We need to start local, in our own relationships, because we are still in a world that is organized in a way that is too frequently unjust, unfair, and oppressive. How do we live as children of God, showing no partiality, in a world that tells us to get what we can, to succeed is to have more than our neighbour, to put ourselves first? We live as a counterculture, and sow God’s truth and gospel in our actions in our own relationships.

Because how often do we listen to the news and despair? When it seems like it’s all just too much? And how often do we see even Christian communities splintering and fighting in God’s Holy name. We are not called into relationships of domination, defeat and winning. Let’s not buy into this ugly game of advantage, that can only lead us away from God. The writer of Ephesians tells us that the systems may be broken, but we don’t have to participate in the brokenness. We can be as Christ to one another.
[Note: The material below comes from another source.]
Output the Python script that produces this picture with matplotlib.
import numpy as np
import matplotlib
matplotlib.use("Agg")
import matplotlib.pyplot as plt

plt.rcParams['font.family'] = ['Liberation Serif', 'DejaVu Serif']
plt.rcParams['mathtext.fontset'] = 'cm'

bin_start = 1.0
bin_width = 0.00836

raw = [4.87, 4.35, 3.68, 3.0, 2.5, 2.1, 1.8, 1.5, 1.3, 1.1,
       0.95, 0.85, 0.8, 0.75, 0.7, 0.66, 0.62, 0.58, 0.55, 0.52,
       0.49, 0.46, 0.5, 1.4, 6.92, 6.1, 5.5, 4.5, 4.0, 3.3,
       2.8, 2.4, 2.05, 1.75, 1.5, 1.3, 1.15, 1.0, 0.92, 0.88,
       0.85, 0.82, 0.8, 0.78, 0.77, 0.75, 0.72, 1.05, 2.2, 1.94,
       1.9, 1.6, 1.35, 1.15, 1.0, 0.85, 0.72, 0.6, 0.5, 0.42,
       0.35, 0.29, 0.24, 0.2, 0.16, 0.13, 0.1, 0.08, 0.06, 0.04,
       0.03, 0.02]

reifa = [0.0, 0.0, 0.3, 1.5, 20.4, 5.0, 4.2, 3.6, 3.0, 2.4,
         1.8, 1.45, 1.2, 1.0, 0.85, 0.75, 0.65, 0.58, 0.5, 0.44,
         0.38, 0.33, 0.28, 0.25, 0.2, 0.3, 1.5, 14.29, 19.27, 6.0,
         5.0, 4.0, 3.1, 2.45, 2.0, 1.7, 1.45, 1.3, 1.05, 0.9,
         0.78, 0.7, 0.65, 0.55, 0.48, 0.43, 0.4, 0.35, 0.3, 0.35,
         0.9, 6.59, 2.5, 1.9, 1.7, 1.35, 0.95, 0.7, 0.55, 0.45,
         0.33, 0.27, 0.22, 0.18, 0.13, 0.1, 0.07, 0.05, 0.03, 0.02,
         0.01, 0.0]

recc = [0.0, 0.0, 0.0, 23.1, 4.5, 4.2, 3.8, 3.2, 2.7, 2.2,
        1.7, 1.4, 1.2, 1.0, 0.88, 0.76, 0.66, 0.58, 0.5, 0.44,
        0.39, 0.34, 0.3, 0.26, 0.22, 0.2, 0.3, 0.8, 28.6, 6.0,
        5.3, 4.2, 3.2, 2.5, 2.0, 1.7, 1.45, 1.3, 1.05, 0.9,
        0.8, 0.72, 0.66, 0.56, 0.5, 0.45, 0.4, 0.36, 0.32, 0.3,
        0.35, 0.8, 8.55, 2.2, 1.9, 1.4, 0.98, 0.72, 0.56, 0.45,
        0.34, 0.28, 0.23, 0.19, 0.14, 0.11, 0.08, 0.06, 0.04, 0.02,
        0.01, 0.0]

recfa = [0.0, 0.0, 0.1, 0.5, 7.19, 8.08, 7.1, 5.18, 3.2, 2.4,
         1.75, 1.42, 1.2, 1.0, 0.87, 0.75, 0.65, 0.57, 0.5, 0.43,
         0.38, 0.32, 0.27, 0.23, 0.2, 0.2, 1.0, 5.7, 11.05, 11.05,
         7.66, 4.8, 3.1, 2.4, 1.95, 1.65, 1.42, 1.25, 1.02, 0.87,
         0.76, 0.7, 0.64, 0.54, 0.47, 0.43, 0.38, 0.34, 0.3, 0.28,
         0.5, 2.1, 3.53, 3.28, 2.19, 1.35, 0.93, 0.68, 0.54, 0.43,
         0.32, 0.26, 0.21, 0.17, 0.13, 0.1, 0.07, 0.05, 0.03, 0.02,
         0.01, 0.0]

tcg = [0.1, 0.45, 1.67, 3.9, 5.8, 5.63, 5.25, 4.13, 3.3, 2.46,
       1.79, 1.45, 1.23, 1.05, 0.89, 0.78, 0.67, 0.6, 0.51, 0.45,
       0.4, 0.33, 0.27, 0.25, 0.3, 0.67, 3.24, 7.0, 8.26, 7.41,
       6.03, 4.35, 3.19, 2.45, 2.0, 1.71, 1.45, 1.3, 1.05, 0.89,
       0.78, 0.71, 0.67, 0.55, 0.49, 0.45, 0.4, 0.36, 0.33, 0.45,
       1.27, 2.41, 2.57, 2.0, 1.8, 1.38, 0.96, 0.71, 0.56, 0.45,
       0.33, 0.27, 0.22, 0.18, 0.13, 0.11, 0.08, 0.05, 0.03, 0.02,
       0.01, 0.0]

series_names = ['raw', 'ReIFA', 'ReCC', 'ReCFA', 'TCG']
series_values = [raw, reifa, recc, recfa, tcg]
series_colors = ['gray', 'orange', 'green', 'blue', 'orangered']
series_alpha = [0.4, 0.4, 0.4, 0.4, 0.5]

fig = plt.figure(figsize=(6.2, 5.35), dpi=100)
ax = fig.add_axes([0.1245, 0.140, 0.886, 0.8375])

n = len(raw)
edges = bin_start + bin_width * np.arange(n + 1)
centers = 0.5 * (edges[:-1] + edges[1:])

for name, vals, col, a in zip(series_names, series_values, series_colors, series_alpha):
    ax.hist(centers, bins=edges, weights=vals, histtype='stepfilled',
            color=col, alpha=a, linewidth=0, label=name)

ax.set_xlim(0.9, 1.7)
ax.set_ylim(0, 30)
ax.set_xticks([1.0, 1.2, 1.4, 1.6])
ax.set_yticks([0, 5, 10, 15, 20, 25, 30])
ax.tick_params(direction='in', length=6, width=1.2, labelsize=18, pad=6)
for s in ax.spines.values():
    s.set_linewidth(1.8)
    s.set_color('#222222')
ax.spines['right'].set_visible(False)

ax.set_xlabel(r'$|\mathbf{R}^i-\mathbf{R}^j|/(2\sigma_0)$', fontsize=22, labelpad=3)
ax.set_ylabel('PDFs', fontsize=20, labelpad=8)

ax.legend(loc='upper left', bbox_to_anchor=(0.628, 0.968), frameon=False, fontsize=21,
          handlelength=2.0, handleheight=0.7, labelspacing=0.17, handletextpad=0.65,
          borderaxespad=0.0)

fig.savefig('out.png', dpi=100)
So don’t feel despondent when you read the news. You’re not powerless, you’re a part of the resistance, a resistance that is eroding self-worship and oppression one prayerful loving act and one truthful and joy-filled word at a time. We start in our families, with our own relationships, and pay attention to being subject to one another. We practice the art of listening carefully, and taking on what we’re told. We repeat what we’ve understood to our loved one, friend or colleague, so they know we have heard them. Because each time we listen to the truth, each time we love and refuse to participate in the selfish, we show the better way. Selfishness gained power one human heart at a time, and each action of prayerful love and respect is yet another strike in God’s mighty riposte. Healthy relationships in our communities are the necessary foundation so that we can reach outwards with Jesus’s love to the world.

In the name of our God, the Almighty One, in whom there is no partiality.